**Set problem**
In your copy, include every line of the listing below exactly but none of the pictures.

**Source excerpt**
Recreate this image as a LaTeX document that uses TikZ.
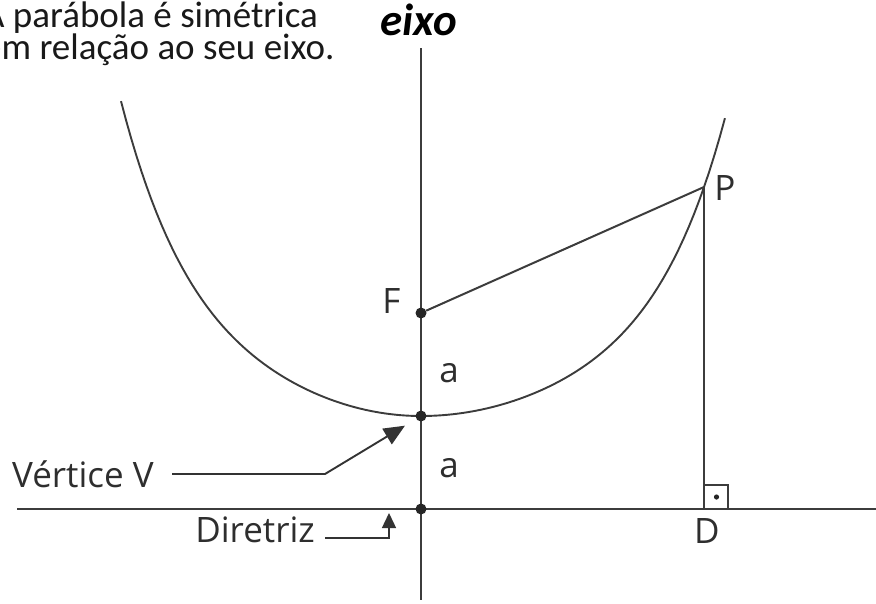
\documentclass[tikz,border=0pt]{standalone}
\usepackage{fontspec}
\setmainfont{Open Sans}
\newfontfamily\calibri{Carlito}
\usetikzlibrary{arrows.meta}
\definecolor{linegray}{HTML}{3C3C3C}
\definecolor{textgray}{HTML}{2E2E2E}

\begin{document}
\begin{tikzpicture}[x=1pt,y=-1pt,
  line/.style={draw=linegray,line width=2pt},
  curve/.style={draw=linegray,line width=1.9pt},
  ponto/.style={circle,fill=black!85,inner sep=0pt,minimum size=11pt},
  rotulo/.style={text=textgray,font=\fontsize{35}{40}\selectfont,inner sep=0pt},
  titulo/.style={text=black!90,font=\calibri\fontsize{37}{40}\selectfont,inner sep=0pt,anchor=base west},
  seta/.style={draw=black!80,line width=1.9pt}]

\useasboundingbox (0,0) rectangle (876,603);
\clip (0,0) rectangle (876,603);

% textos de cima
\node[titulo] (linha1) at (-17,27) {A parábola é simétrica};
\node[titulo] (linha2) at (-17,59) {em relação ao seu eixo.};
\node[anchor=base,inner sep=0pt,font=\calibri\bfseries\itshape\fontsize{45}{50}\selectfont] (eixo) at (419,35) {eixo};

% eixo e diretriz
\coordinate (eixotopo) at (421,48);
\coordinate (eixobase) at (421,600);
\coordinate (dirA) at (17,509);
\coordinate (dirB) at (876,509);
\draw[line] (eixotopo) -- (eixobase);
\draw[line] (dirA) -- (dirB);

% parabola
\draw[curve] plot[domain=-3:0,samples=60] ({421+100*\x},{416-20*\x*\x-0.185*\x*\x*\x*\x*\x*\x});
\draw[curve] plot[domain=0:3.04,samples=60] ({421+100*\x},{416-17.5*\x*\x-0.1727*\x*\x*\x*\x*\x*\x});

% pontos
\node[ponto] (F) at (421,313) {};
\node[ponto] (V) at (421,416) {};
\node[ponto] (Dz) at (421,509) {};
\coordinate (P) at (704,187);
\coordinate (D) at (704,509);

\draw[line] (F) -- (P);
\draw[line] (P) -- (D);
\draw[line,line width=1.6pt] (D) rectangle ++(24,-24);
\fill[black!85] (716.5,497) circle (2.6pt);

% rotulos
\node[rotulo,anchor=base] (Flabel) at (391.5,313) {F};
\node[rotulo,anchor=base] (a1) at (449,382) {a};
\node[rotulo,anchor=base] (a2) at (449,477) {a};
\node[rotulo,anchor=base] (Plabel) at (725,200) {P};
\node[rotulo,anchor=base] (Dlabel) at (707,543) {D};
\node[rotulo,anchor=base west] (vertice) at (12,487) {Vértice V};
\node[rotulo,anchor=base east] (diretriz) at (315,542) {Diretriz};

% setas
\coordinate (vA) at (172,474);
\coordinate (vB) at (325,474);
\draw[seta,-{Triangle[length=21pt,width=18pt]},shorten >=13pt] (vA) -- (vB) -- (V);
\coordinate (dA) at (325,538);
\coordinate (dB) at (389,538);
\coordinate (dC) at (389,513);
\draw[seta,line width=1.4pt,-{Triangle[length=15pt,width=14pt]}] (dA) -- (dB) -- (dC);

\end{tikzpicture}
\end{document}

**Correct result**
Recreate this image as a LaTeX document that uses TikZ.
\documentclass[tikz,border=0pt]{standalone}
\usepackage{fontspec}
\setmainfont{Open Sans}
\newfontfamily\calibri{Carlito}
\usetikzlibrary{arrows.meta}
\definecolor{linegray}{HTML}{3C3C3C}
\definecolor{textgray}{HTML}{2E2E2E}

\begin{document}
\begin{tikzpicture}[x=1pt,y=-1pt,
  line/.style={draw=linegray,line width=2pt},
  curve/.style={draw=linegray,line width=1.9pt},
  ponto/.style={circle,fill=black!85,inner sep=0pt,minimum size=11pt},
  rotulo/.style={text=textgray,font=\fontsize{35}{40}\selectfont,inner sep=0pt},
  titulo/.style={text=black!90,font=\calibri\fontsize{37}{40}\selectfont,inner sep=0pt,anchor=base west},
  seta/.style={draw=black!80,line width=1.9pt}]

\useasboundingbox (0,0) rectangle (876,603);
\clip (0,0) rectangle (876,603);

% textos de cima
\node[titulo] (linha1) at (-17,27) {A parábola é simétrica};
\node[titulo] (linha2) at (-17,59) {em relação ao seu eixo.};
\node[anchor=base,inner sep=0pt,font=\calibri\bfseries\itshape\fontsize{45}{50}\selectfont] (eixo) at (419,35) {eixo};

% eixo e diretriz
\coordinate (eixotopo) at (421,48);
\coordinate (eixobase) at (421,600);
\coordinate (dirA) at (17,509);
\coordinate (dirB) at (876,509);
\draw[line] (eixotopo) -- (eixobase);
\draw[line] (dirA) -- (dirB);

% parabola
\draw[curve] plot[domain=-3:0,samples=60] ({421+100*\x},{416-20*\x*\x-0.185*\x*\x*\x*\x*\x*\x});
\draw[curve] plot[domain=0:3.04,samples=60] ({421+100*\x},{416-17.5*\x*\x-0.1727*\x*\x*\x*\x*\x*\x});

% pontos
\node[ponto] (F) at (421,313) {};
\node[ponto] (V) at (421,416) {};
\node[ponto] (Dz) at (421,509) {};
\coordinate (P) at (704,187);
\coordinate (D) at (704,509);

\draw[line] (F) -- (P);
\draw[line] (P) -- (D);
\draw[line,line width=1.6pt] (D) rectangle ++(24,-24);
\fill[black!85] (716.5,497) circle (2.6pt);

% rotulos
\node[rotulo,anchor=base] (Flabel) at (391.5,313) {F};
\node[rotulo,anchor=base] (a1) at (449,382) {a};
\node[rotulo,anchor=base] (a2) at (449,477) {a};
\node[rotulo,anchor=base] (Plabel) at (725,200) {P};
\node[rotulo,anchor=base] (Dlabel) at (707,543) {D};
\node[rotulo,anchor=base west] (vertice) at (12,487) {Vértice V};
\node[rotulo,anchor=base east] (diretriz) at (315,542) {Diretriz};

% setas
\coordinate (vA) at (172,474);
\coordinate (vB) at (325,474);
\draw[seta,-{Triangle[length=21pt,width=18pt]},shorten >=13pt] (vA) -- (vB) -- (V);
\coordinate (dA) at (325,538);
\coordinate (dB) at (389,538);
\coordinate (dC) at (389,513);
\draw[seta,line width=1.4pt,-{Triangle[length=15pt,width=14pt]}] (dA) -- (dB) -- (dC);

\end{tikzpicture}
\end{document}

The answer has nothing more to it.